Compiti da ripetenti: scongelare quel pacchetto minimo di riforme istituzionali di cui si chiacchiera da decenni e scardinare finalmente il Porcellum.
Nella storia delle democrazie, le leggi elettorali sono quasi sempre l’espressione di un assetto sociale, di un’idea di Paese.
Così è stato nell’Inghilterra dei collegi uninominali, nella Francia della Quinta Repubblica e anche nell’Italia del 1993, quando la prima riforma elettorale dopo 47 anni, il Mattarellum, fu chiamata a fronteggiare il crollo della Prima Repubblica.
E’ nel 2005 che cambia l’approccio: Berlusconi fa una riforma, il Porcellum, finalizzata ad un calcolo preciso, sgonfiare il più possibile il probabile successo dell’Unione di Prodi.
In sette anni quella legge, intimamente anti-democratica per via del sistema dei nominati, è diventata indigeribile per tutti.
Il Capo dello Stato si è incaricato di ricordarlo spesso, pungolando i partiti, fino a costringerli ad agire.

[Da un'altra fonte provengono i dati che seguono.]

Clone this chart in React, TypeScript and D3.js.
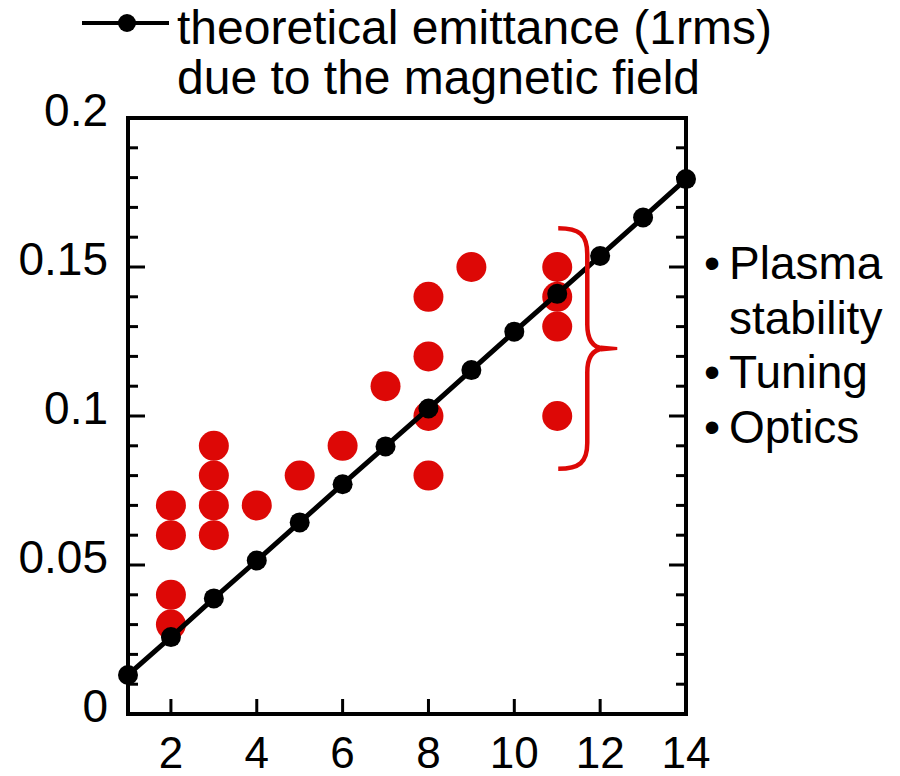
import React from "react";
import * as d3 from "d3";

const theoryX = [1, 2, 3, 4, 5, 6, 7, 8, 9, 10, 11, 12, 13, 14];
const theoryY = [0.0131, 0.0258, 0.0388, 0.0515, 0.0643, 0.0771, 0.0898, 0.1025, 0.1154, 0.1283, 0.1410, 0.1537, 0.1666, 0.1795];

const measX = [2, 2, 2, 2, 3, 3, 3, 3, 4, 5, 6, 7, 8, 8, 8, 8, 9, 11, 11, 11, 11];
const measY = [0.07, 0.06, 0.04, 0.03, 0.09, 0.08, 0.07, 0.06, 0.07, 0.08, 0.09, 0.11, 0.14, 0.12, 0.10, 0.08, 0.15, 0.15, 0.14, 0.13, 0.10];

const xTickValues = [2, 4, 6, 8, 10, 12, 14];
const yTickLabels = ["0", "0.05", "0.1", "0.15", "0.2"];
const yTickValues = [0, 0.05, 0.1, 0.15, 0.2];
const legendLines = ["theoretical emittance (1rms)", "due to the magnetic field"];
const noteItems = [
  { bullet: true, text: "Plasma" },
  { bullet: false, text: "stability" },
  { bullet: true, text: "Tuning" },
  { bullet: true, text: "Optics" },
];

const RED = "#dd0806";
const FONT = "'Liberation Sans', Arial, Helvetica, sans-serif";

export default function App() {
  const W = 900, H = 776;
  const left = 128, right = 686, top = 118, bottom = 714;
  const x = d3.scaleLinear().domain([1, 14]).range([left, right]);
  const y = d3.scaleLinear().domain([0, 0.2]).range([bottom, top]);

  const line = d3.line<number>()
    .x((_, i) => x(theoryX[i]))
    .y((d) => y(d));

  const minorY = d3.range(1, 20).map((i) => i / 100);

  // brace annotation
  const bx = x(11.7);
  const bTop = y(0.163);
  const bBot = y(0.0823);
  const bMid = (bTop + bBot) / 2;
  const bxL = x(11.0) + 1;
  const bxM = bx + 16;
  const bracePath =
    `M${bxL},${bTop} C${bx - 8},${bTop} ${bx},${bTop + 6} ${bx},${bTop + 26} ` +
    `L${bx},${bMid - 24} C${bx},${bMid - 8} ${bx + 6},${bMid - 1} ${bxM},${bMid} ` +
    `M${bxM},${bMid} C${bx + 6},${bMid + 1} ${bx},${bMid + 8} ${bx},${bMid + 24} ` +
    `L${bx},${bBot - 26} C${bx},${bBot - 6} ${bx - 8},${bBot} ${bxL},${bBot}`;

  return (
    <svg width={W} height={H} style={{ display: "block", position: "absolute", left: 0, top: 0 }} fontFamily={FONT}>
      <rect width={W} height={H} fill="#fff" />

      {/* legend */}
      <line x1={82} x2={169} y1={23} y2={23} stroke="#000" strokeWidth={4} />
      <circle cx={127} cy={23} r={9} fill="#000" />
      {legendLines.map((t, i) => (
        <text key={t} x={177} y={44 + i * 50} fontSize={48} fill="#000">{t}</text>
      ))}

      {/* red measured points */}
      {measX.map((mx, i) => (
        <circle key={"m" + i} cx={x(mx)} cy={y(measY[i])} r={15} fill={RED} />
      ))}

      {/* theory line */}
      <path d={line(theoryY) || ""} fill="none" stroke="#000" strokeWidth={5} />
      {theoryY.map((v, i) => (
        <circle key={"t" + i} cx={x(theoryX[i])} cy={y(v)} r={10} fill="#000" />
      ))}

      {/* brace */}
      <path d={bracePath} fill="none" stroke={RED} strokeWidth={4.5} strokeLinecap="butt" />
      <path d={`M${bxM - 2},${bMid - 3} L${bxM + 14},${bMid - 1.5} L${bxM + 14},${bMid + 1.5} L${bxM - 2},${bMid + 3} Z`} fill={RED} />

      {/* axes frame */}
      <rect x={left} y={top} width={right - left} height={bottom - top} fill="none" stroke="#000" strokeWidth={4} />

      {/* y ticks left & right */}
      {minorY.map((v) => {
        const major = Math.abs((v * 100) % 5) < 1e-6;
        return (
          <g key={"yt" + v}>
            <line x1={left} x2={left + (major ? 17 : 10)} y1={y(v)} y2={y(v)} stroke="#000" strokeWidth={3} />
            <line x1={right} x2={right - (major ? 17 : 10)} y1={y(v)} y2={y(v)} stroke="#000" strokeWidth={3} />
          </g>
        );
      })}

      {/* x ticks */}
      {xTickValues.slice(0, -1).map((v) => (
        <line key={"xt" + v} x1={x(v)} x2={x(v)} y1={bottom} y2={bottom - 15} stroke="#000" strokeWidth={3} />
      ))}

      {/* y labels */}
      {yTickValues.map((v, i) => (
        <text key={"yl" + v} x={108} y={y(v) + 8} fontSize={46} textAnchor="end" fill="#000">{yTickLabels[i]}</text>
      ))}

      {/* x labels */}
      {xTickValues.map((v) => (
        <text key={"xl" + v} x={x(v)} y={768} fontSize={44} textAnchor="middle" fill="#000">{String(v)}</text>
      ))}

      {/* notes */}
      {noteItems.map((n, i) => (
        <text key={n.text} y={279 + i * 54.5} fontSize={46} fill="#000">
          {n.bullet ? <tspan x={704}>•</tspan> : null}
          <tspan x={729}>{n.text}</tspan>
        </text>
      ))}
    </svg>
  );
}
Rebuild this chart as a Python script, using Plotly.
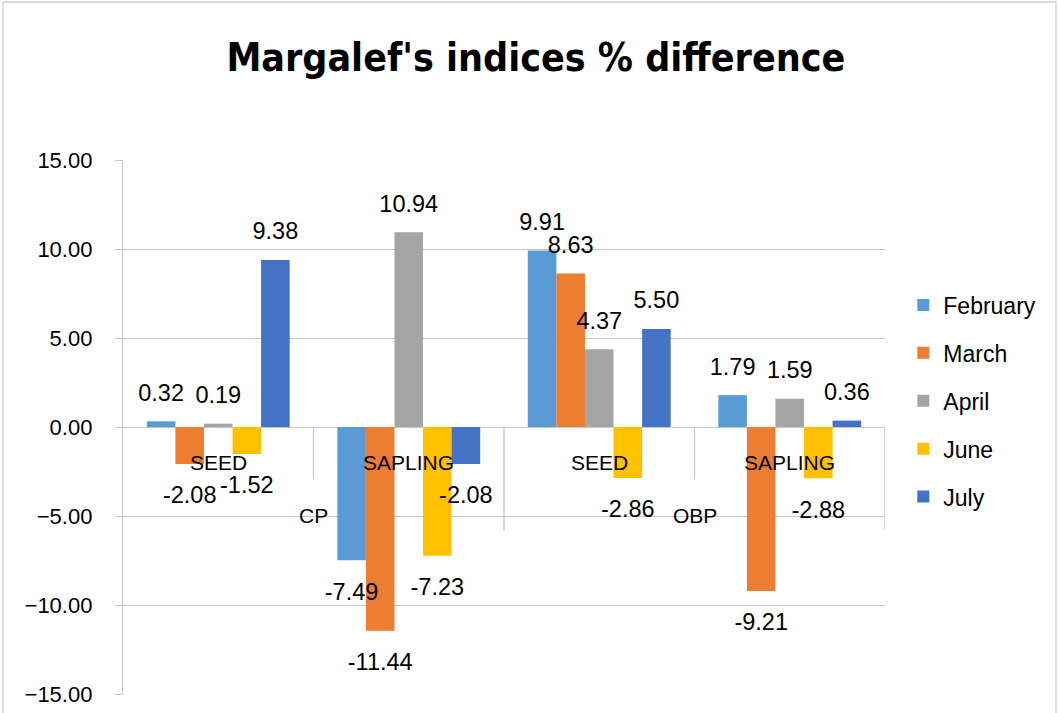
import plotly.graph_objects as go

# ---- data ----
categories = ["SEED", "SAPLING", "SEED", "SAPLING"]
groups = ["CP", "OBP"]
months = ["February", "March", "April", "June", "July"]
february = [0.32, -7.49, 9.91, 1.79]
march = [-2.08, -11.44, 8.63, -9.21]
april = [0.19, 10.94, 4.37, 1.59]
june = [-1.52, -7.23, -2.86, -2.88]
july = [9.38, -2.08, 5.50, 0.36]
y_ticks = [-15, -10, -5, 0, 5, 10, 15]

series = [february, march, april, june, july]
colors = ["#5B9BD5", "#ED7D31", "#A5A5A5", "#FFC000", "#4472C4"]

FONT = "Liberation Sans, Arial, sans-serif"
GRID = "#c6c6c6"

x_idx = list(range(len(categories)))

fig = go.Figure()
for i, (name, vals, col) in enumerate(zip(months, series, colors)):
    fig.add_trace(go.Bar(
        x=x_idx, y=vals, name=name,
        marker=dict(color=col, line=dict(width=0)),
        legendgroup=name,
    ))
# data labels drawn on top of all bars (invisible markers set the label offset)
for i, (name, vals, col) in enumerate(zip(months, series, colors)):
    fig.add_trace(go.Scatter(
        x=x_idx, y=vals, mode="markers+text",
        marker=dict(size=[22 if v >= 0 else 33 for v in vals], opacity=0, color=col),
        text=[f"{v:.2f}" for v in vals],
        textposition=["top center" if v >= 0 else "bottom center" for v in vals],
        textfont=dict(family=FONT, size=23.5, color="#000000"),
        cliponaxis=False, showlegend=False, hoverinfo="skip",
    ))

shapes = []
n = len(categories)
for k in range(1, n + 1):
    xb = k - 0.5
    long_line = (k % 2 == 0)
    shapes.append(dict(
        type="line", xref="x", yref="y", ysizemode="pixel", yanchor=0,
        x0=xb, x1=xb, y0=0, y1=-103 if long_line else -52,
        line=dict(color=GRID, width=1.3),
    ))
shapes.append(dict(
    type="rect", xref="paper", yref="paper",
    x0=(3 - 123) / 762, x1=(1056 - 123) / 762,
    y0=(694 - 716) / 534, y1=(694 - 2) / 534,
    line=dict(color="#d0d0d0", width=1.3), fillcolor="rgba(0,0,0,0)", layer="below",
))

annotations = []
for i, c in enumerate(categories):
    annotations.append(dict(
        x=i, y=0, xref="x", yref="y", text=c, showarrow=False,
        yanchor="middle", yshift=-35,
        font=dict(family=FONT, size=21, color="#000000"),
    ))
for g_i, g in enumerate(groups):
    annotations.append(dict(
        x=2 * g_i + 0.5, y=0, xref="x", yref="y", text=g, showarrow=False,
        yanchor="middle", yshift=-88,
        font=dict(family=FONT, size=21, color="#000000"),
    ))

fig.update_layout(
    width=1059, height=713,
    margin=dict(l=123, r=174, t=160, b=19, autoexpand=False),
    paper_bgcolor="white", plot_bgcolor="white",
    title=dict(
        text="<b>Margalef's indices % difference</b>",
        x=0.506, xanchor="center", y=1 - 57 / 713, yanchor="middle",
        font=dict(family="Liberation Sans Narrow, Arial Narrow, DejaVu Sans Condensed, sans-serif",
                  size=39, color="#000000"),
    ),
    barmode="group", bargap=0.25, bargroupgap=0,
    scattermode="group", scattergap=0.25,
    showlegend=True,
    legend=dict(
        x=1.024, xanchor="left", y=(694 - 401) / 534, yanchor="middle",
        font=dict(family=FONT, size=23, color="#000000"),
        tracegroupgap=15, bgcolor="rgba(0,0,0,0)",
    ),
    shapes=shapes, annotations=annotations,
)
fig.update_xaxes(range=[-0.5, n - 0.5], showticklabels=False, showgrid=False,
                 zeroline=False, showline=False, fixedrange=True, automargin=False)
fig.update_yaxes(range=[-15, 15], tickvals=y_ticks, tickformat=".2f",
                 showgrid=True, gridcolor=GRID, gridwidth=1.3,
                 zeroline=True, zerolinecolor=GRID, zerolinewidth=1.3,
                 showline=True, linecolor=GRID, linewidth=1.3,
                 ticks="outside", ticklen=7, tickcolor=GRID, tickwidth=1.3,
                 ticklabelstandoff=18, automargin=False,
                 tickfont=dict(family=FONT, size=22, color="#000000"))

fig.write_html("out.html", config={"displayModeBar": False})
with open("out.html", "r", encoding="utf-8") as f:
    html = f.read()
html = html.replace("<body>", '<body style="margin:0;padding:0;">', 1)
with open("out.html", "w", encoding="utf-8") as f:
    f.write(html)
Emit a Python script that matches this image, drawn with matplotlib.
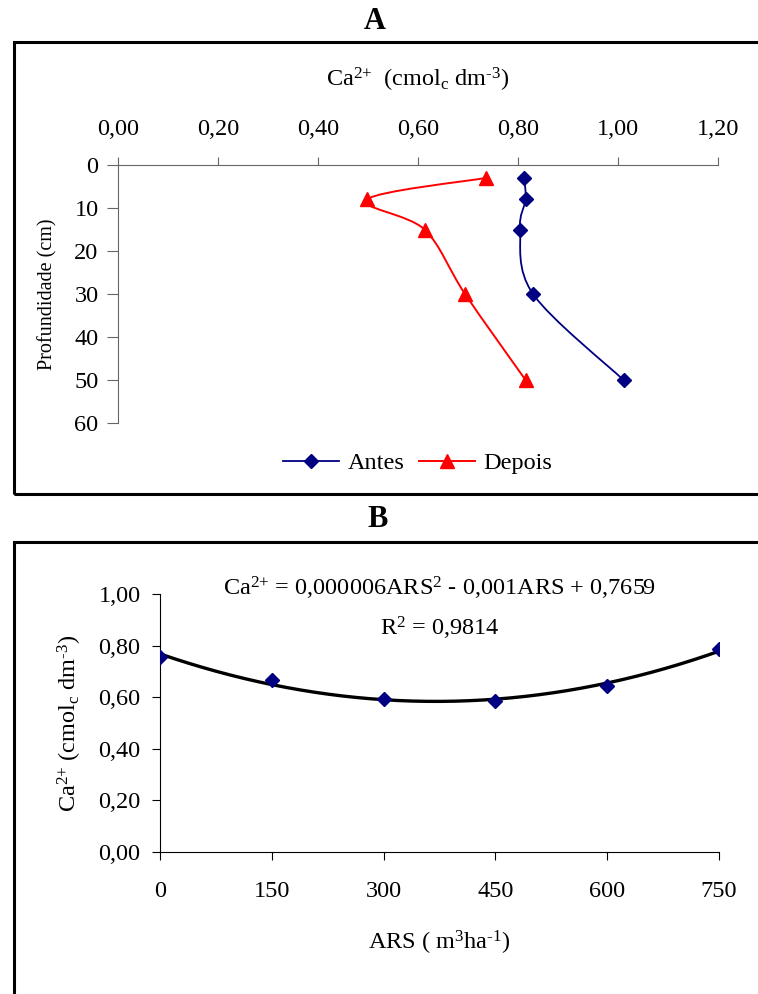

Pd, Pdl e Udc — lasciate cadere le suggestioni maggioritarie dell’ispano-tedesco del «Vassallum» e quella del semipresidenzialismo — stanno per partorire un marchingegno che, in prospettiva, possa consentire di liberarsi delle coalizioni eterogenee e rissose di questi anni e costruire un nuovo bipolarismo attorno a due grandi partiti.
Con un inconveniente: sul breve periodo, Pd e Pdl sono diventate due forze «bonsai», politicamente incapaci di essere i partiti-guida del sistema.
Nei prossimi giorni si capirà se il minimo comune denominatore raggiunto tra i partiti corrisponderà anche al miglior compromesso possibile.
Se avremo cioè una legge da più legislature, oppure, come ha riconosciuto un professore in politica come Gaetano Quagliariello, si andrà verso «una legge di transizione».
In questi anni si è molto sorriso sugli esotici modelli elettorali via via proposti dai partiti — l’ungherese, l’israeliano, l’australiano — e forse proprio per effetto di questi precedenti nessuno ha avuto ancora il coraggio di battezzare il sistema in arrivo.
Eppure, gli impianti che lo ispirano sono chiari: il proporzionale «personalizzato» nei collegi è mutuato dalla legge tedesca; il premio al primo partito è lo stesso in vigore in Grecia.
Se non interverranno significativi ripensamenti, l’Italia sta per adottare un sistema «greco-tedesco»: originale mix ispirato al Paese più solido e a quello più sofferente d’Europa.